Aucune mention au palmarès des grandes oeuvres politiques (sauf le film de Haroun, prix du jury) sur l'Irak, l'Algérie, la Russie, l'Amérique.
Le jury présidé par le peu engagé Tim Burton a fait preuve d'amnésie sur ce point. Mais il a choisi un beau film thaïlandais, Oncle Boonmee, l'Homme qui se souvient des ses vies antérieures, un sujet écolo-bouddhiste, très soucieux de la nature très belle de la jungle de Thaïlande avec ses forêts, ses cascades d'eau, ses grottes et ses espèces très rares.
On dirait qu'un Bouddha s'est sauvé de Bangkok en flammes pour atterrir sur la Croisette. L'auteur même de ce film Apichatpong Weerasthakul ressemble étrangement à ces moines vêtus de robes safran qu'on croise dans les rues de Bangkok.
Il montre dans son film un homme mourant qui traverse la jungle avec sa famille jusqu'à la grotte, lieu de naissance de sa première vie...
C'est donc un récit tout à fait synchrone avec la philosophie bouddhiste, selon laquelle la vie et la mort, c'est une succession de cycles dans laquelle les êtres vivants renaissent sous diverses formes : singes, poissons, buffles, insectes, etc...
L'homme appelle sa famille autour de lui pour l'assister dans son passage d'une vie à une autre, sachant qu'il va renaître sous une autre forme. Et à cet instant précis du film apparaît le fantôme de sa femme morte dix ans auparavant et de son neveu transformé en singe.
La mise en scène certes très lente, rythmée par la progression de la maladie et l'attente de la mort, est tout de même originale, secrète et mystérieuse comme la forêt autour avec ses bruits étranges, ses sons, ses voix et ses bourdonnements. Comme toute l'effervescence de la jungle.
Oncle Boonmee explique qu'il a été militaire, un soldat perdu et qu'il a tué beaucoup de communistes au Laos et au Vietnam.
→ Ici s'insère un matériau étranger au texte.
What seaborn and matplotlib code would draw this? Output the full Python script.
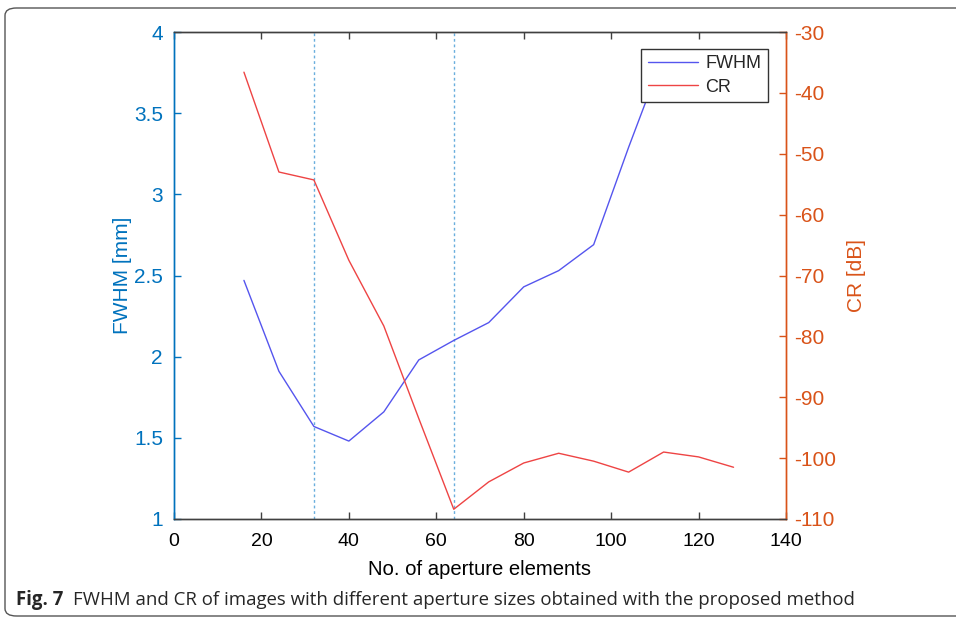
import matplotlib
matplotlib.use("Agg")
import matplotlib.pyplot as plt
import seaborn as sns
import pandas as pd
from matplotlib.patches import FancyBboxPatch

# ---- data ----
aperture = [16, 24, 32, 40, 48, 56, 64, 72, 80, 88, 96, 104, 112, 120, 128]
fwhm = [2.47, 1.91, 1.57, 1.48, 1.66, 1.98, 2.10, 2.21, 2.43, 2.53, 2.69, 3.29, 3.86, 3.78, 3.84]
cr = [-36.6, -53.0, -54.3, -67.5, -78.3, -93.5, -108.4, -103.9, -100.8, -99.2,
      -100.5, -102.3, -99.0, -99.8, -101.5]
markers_x = [32, 64]
xticks = [0, 20, 40, 60, 80, 100, 120, 140]
left_ticks = [1, 1.5, 2, 2.5, 3, 3.5, 4]
left_labels = ["1", "1.5", "2", "2.5", "3", "3.5", "4"]
right_ticks = [-110, -100, -90, -80, -70, -60, -50, -40, -30]

df = pd.DataFrame({"aperture": aperture, "FWHM": fwhm, "CR": cr})

sns.set_style("white")
plt.rcParams["font.family"] = ["Liberation Sans", "DejaVu Sans"]
plt.rcParams["axes.unicode_minus"] = False

BLUE_AX = "#0072BD"
ORANGE_AX = "#D95319"
FWHM_C = "#5555EE"
CR_C = "#EE4444"
DARK = "#404040"

fig = plt.figure(figsize=(9.56, 6.2), dpi=100)
ax = fig.add_axes([174 / 956, 1 - 519 / 620, (786 - 174) / 956, (519 - 32) / 620])
ax2 = ax.twinx()

for xv in markers_x:
    ax.axvline(xv, ls=(0, (2, 2)), color="#6AAEDD", lw=1.0, zorder=1)

sns.lineplot(data=df, x="aperture", y="FWHM", ax=ax, color=FWHM_C, lw=1.0, zorder=3)
sns.lineplot(data=df, x="aperture", y="CR", ax=ax2, color=CR_C, lw=1.0, zorder=3)

ax.set_xlim(0, 140)
ax.set_ylim(1, 4)
ax2.set_ylim(-110, -30)
ax.set_xticks(xticks)
ax.set_yticks(left_ticks)
ax.set_yticklabels(left_labels)
ax2.set_yticks(right_ticks)

ax.set_xlabel("No. of aperture elements", fontsize=14.6, color="black", labelpad=7)
ax.set_ylabel("FWHM [mm]", fontsize=15, color=BLUE_AX, labelpad=1)
ax2.set_ylabel("CR [dB]", fontsize=15, color=ORANGE_AX, labelpad=8)

ax.tick_params(axis="x", direction="in", top=True, bottom=True, length=5,
               labelsize=14, colors=DARK, labelcolor="black", width=1, pad=10)
ax.tick_params(axis="y", direction="in", left=True, length=5, labelsize=15,
               colors=BLUE_AX, width=1, pad=8)
ax2.tick_params(axis="y", direction="in", right=True, length=5, labelsize=15,
                colors=ORANGE_AX, width=1, pad=6)

for a in (ax, ax2):
    for s in a.spines.values():
        s.set_visible(True)
        s.set_linewidth(1.0)
    a.spines["top"].set_color(DARK)
    a.spines["bottom"].set_color(DARK)
    a.spines["left"].set_color(BLUE_AX)
    a.spines["right"].set_color(ORANGE_AX)

h1 = ax.get_lines()[-1]
h2 = ax2.get_lines()[-1]
if ax.get_legend():
    ax.get_legend().remove()
if ax2.get_legend():
    ax2.get_legend().remove()
leg = ax2.legend([h1, h2], ["FWHM", "CR"], loc="upper right",
                 bbox_to_anchor=(0.97, 0.965), fontsize=13, frameon=True,
                 fancybox=False, framealpha=1, edgecolor="#333333",
                 handlelength=2.8, handletextpad=0.4, borderpad=0.35,
                 labelspacing=0.35, borderaxespad=0)
leg.get_frame().set_linewidth(1.0)

# figure frame
frame = FancyBboxPatch((5 / 956, 4 / 620), 1.1, (612 - 4) / 620,
                       boxstyle="round,pad=0,rounding_size=0.012",
                       transform=fig.transFigure, fill=False,
                       edgecolor="#555555", lw=1.0, clip_on=False)
fig.patches.append(frame)

# caption
t1 = fig.text(16 / 956, 1 - 600 / 620, "Fig. 7", fontsize=13.4, fontweight="bold",
              family=["Open Sans", "DejaVu Sans"], va="center", ha="left")
fig.canvas.draw()
bb = t1.get_window_extent()
fig.text((bb.x1 + 10) / 956, 1 - 600 / 620,
         "FWHM and CR of images with different aperture sizes obtained with the proposed method",
         fontsize=13.4, family=["Open Sans", "DejaVu Sans"], va="center", ha="left")

fig.savefig("out.png", dpi=100)
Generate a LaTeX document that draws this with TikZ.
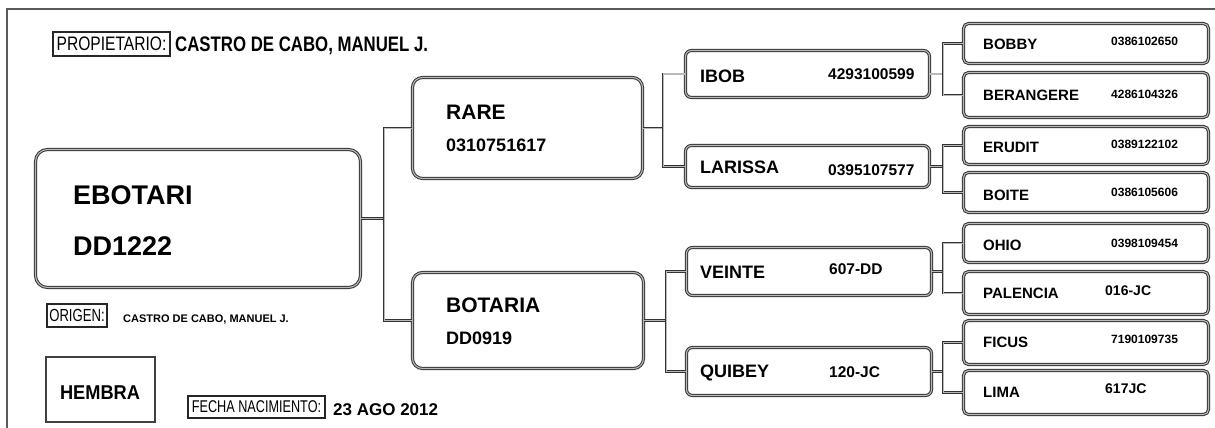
\documentclass[tikz,border=0pt]{standalone}
\usepackage{fontspec}
\setmainfont{Liberation Sans}
\usetikzlibrary{calc}
\tikzset{
  frameline/.style={draw=black!65, line width=2.2pt},
  pbox/.style={draw=black!80, double=gray!55, double distance=1.1pt, line width=1pt,
               rounded corners=#1, inner sep=0pt, anchor=north west},
  pbox/.default=6pt,
  link/.style={draw=black!80, double=gray!55, double distance=1pt, line width=0.9pt},
  tagbox/.style={draw=black!85, line width=1.1pt, inner sep=0pt},
  txt/.style={anchor=base west, inner sep=0pt, font=\bfseries\fontsize{#1}{#1}\selectfont},
  txt/.default=15pt,
}
\begin{document}
\begin{tikzpicture}[x=1pt,y=-1pt]
\useasboundingbox[fill=white] (0,0) rectangle (1215,428);
\draw[frameline] (7,428) -- (7,9) -- (1215,9);

% header
\node[tagbox, minimum width=117pt, minimum height=24pt] (proptag) at (111.5,44)
  {\fontsize{19.5}{20}\selectfont\scalebox{0.8}[1]{PROPIETARIO:}};
\node[anchor=base west, inner sep=0pt, font=\bfseries\fontsize{21}{21}\selectfont] (propname) at (175,52)
  {\scalebox{0.8}[1]{CASTRO DE CABO, MANUEL J.}};

% boxes
\node[pbox=12pt, minimum width=325pt, minimum height=138pt] (ebotari) at (35,149) {};
\node[pbox=10pt, minimum width=230pt, minimum height=101pt] (rare) at (412,77) {};
\node[pbox=10pt, minimum width=231pt, minimum height=96pt] (botaria) at (412,272) {};
\node[pbox, minimum width=244pt, minimum height=47pt] (ibob) at (685,50) {};
\node[pbox, minimum width=244pt, minimum height=42pt] (larissa) at (685,145) {};
\node[pbox, minimum width=245pt, minimum height=48pt] (veinte) at (686,247) {};
\node[pbox, minimum width=245pt, minimum height=48pt] (quibey) at (686,347) {};
\node[pbox=5pt, minimum width=245pt, minimum height=40pt] (bobby) at (963,23) {};
\node[pbox=5pt, minimum width=245pt, minimum height=45pt] (berangere) at (963,72) {};
\node[pbox=5pt, minimum width=245pt, minimum height=38pt] (erudit) at (963,126) {};
\node[pbox=5pt, minimum width=245pt, minimum height=40pt] (boite) at (963,172) {};
\node[pbox=5pt, minimum width=245pt, minimum height=39pt] (ohio) at (963,223) {};
\node[pbox=5pt, minimum width=245pt, minimum height=43pt] (palencia) at (963,271) {};
\node[pbox=5pt, minimum width=245pt, minimum height=44pt] (ficus) at (963,320) {};
\node[pbox=5pt, minimum width=245pt, minimum height=44pt] (lima) at (963,370) {};

% texts
\node[txt=27pt] (t-ebotari) at (73,204) {EBOTARI};
\node[txt=27pt] (n-ebotari) at (73,255) {DD1222};
\node[txt=21pt] (t-rare) at (446,119) {RARE};
\node[txt=18pt] (n-rare) at (446,151) {0310751617};
\node[txt=21pt] (t-botaria) at (446,312) {BOTARIA};
\node[txt=18pt] (n-botaria) at (446,344) {DD0919};
\node[txt=18pt] (t-ibob) at (700,82) {IBOB};
\node[txt=15.5pt] (n-ibob) at (828,80) {4293100599};
\node[txt=18pt] (t-larissa) at (700,173) {LARISSA};
\node[txt=15.5pt] (n-larissa) at (828,175) {0395107577};
\node[txt=18pt] (t-veinte) at (700,278) {VEINTE};
\node[txt=15.5pt] (n-veinte) at (829,274) {607-DD};
\node[txt=18pt] (t-quibey) at (700,377) {QUIBEY};
\node[txt=15.5pt] (n-quibey) at (829,377) {120-JC};
\node[txt] (t-bobby) at (983,50) {BOBBY};
\node[txt=12pt] (n-bobby) at (1111,46) {0386102650};
\node[txt] (t-berangere) at (983,100) {BERANGERE};
\node[txt=12pt] (n-berangere) at (1111,98) {4286104326};
\node[txt] (t-erudit) at (983,152) {ERUDIT};
\node[txt=12pt] (n-erudit) at (1111,148) {0389122102};
\node[txt] (t-boite) at (983,200) {BOITE};
\node[txt=12pt] (n-boite) at (1111,196) {0386105606};
\node[txt] (t-ohio) at (983,250) {OHIO};
\node[txt=12pt] (n-ohio) at (1111,247) {0398109454};
\node[txt] (t-palencia) at (983,298) {PALENCIA};
\node[txt=14pt] (n-palencia) at (1105,295) {016-JC};
\node[txt] (t-ficus) at (983,347) {FICUS};
\node[txt=12pt] (n-ficus) at (1111,343) {7190109735};
\node[txt] (t-lima) at (983,397) {LIMA};
\node[txt=14pt] (n-lima) at (1105,393) {617JC};

% lower left labels
\node[tagbox, minimum width=60pt, minimum height=23pt] (origtag) at (77,315.5)
  {\fontsize{17.5}{18}\selectfont\scalebox{0.75}[1]{ORIGEN:}};
\node[txt=11pt] (origname) at (123,322) {CASTRO DE CABO, MANUEL J.};
\node[tagbox, line width=1.6pt, draw=black!75, minimum width=109pt, minimum height=65pt] (sex) at (100.5,389.5) {};
\node[anchor=base, inner sep=0pt, font=\bfseries\fontsize{20}{20}\selectfont] (t-sex) at (100,399)
  {\scalebox{0.91}[1]{HEMBRA}};
\node[tagbox, minimum width=137pt, minimum height=22pt] (fechatag) at (256.5,407)
  {\fontsize{17}{17}\selectfont\scalebox{0.745}[1]{FECHA NACIMIENTO:}};
\node[txt=17pt] (fecha) at (333,415) {23 AGO 2012};

% connectors
\draw[link] (ebotari.east) -- ([xshift=-28pt]rare.west |- ebotari.east);
\draw[link] (rare.west) -- ++(-28,0) |- (botaria.west);
\draw[link] (rare.east) -- ([xshift=-22pt]ibob.west |- rare.east);
\draw[link] (ibob.west) -- ++(-22,0) |- (larissa.west);
\draw[link] (botaria.east) -- ([xshift=-20pt]veinte.west |- botaria.east);
\draw[link] (veinte.west) -- ++(-20,0) |- (quibey.west);
\draw[link] (ibob.east) -- ([xshift=-20pt]bobby.west |- ibob.east);
\draw[link] (bobby.west) -- ++(-20,0) |- (berangere.west);
\draw[link] (larissa.east) -- ([xshift=-20pt]erudit.west |- larissa.east);
\draw[link] (erudit.west) -- ++(-20,0) |- (boite.west);
\draw[link] (veinte.east) -- ([xshift=-20pt]ohio.west |- veinte.east);
\draw[link] (ohio.west) -- ++(-20,0) |- (palencia.west);
\draw[link] (quibey.east) -- ([xshift=-20pt]ficus.west |- quibey.east);
\draw[link] (ficus.west) -- ++(-20,0) |- (lima.west);
\end{tikzpicture}
\end{document}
Il regrette cela, puisque le bouddhisme enseigne que la réincarnation dépend des bons actes dans les vies antérieures.
Cette surprenante Palme d'Or a beaucoup partagé le Festival de Cannes, avec des pour et des contre. Mais le palmarès de Cannes est toujours inattendu, c'est simplement le fruit de la subjectivité des membres du jury. On ne pouvait pas croire finalement que Tim Burton s'intéresse à Hors La Loi... Xavier Beauvois en revanche a bien mérité son Grand Prix pour son film profond et sérieux sur les moines. De même que Juliette Binoche son prix ; si seulement le jury avait associé aussi Chafiaa Boudraâ pour ce prix d'interprétation.
Le prochain Festival de Cannes se déroulera du 11 au 22 Mai 2011.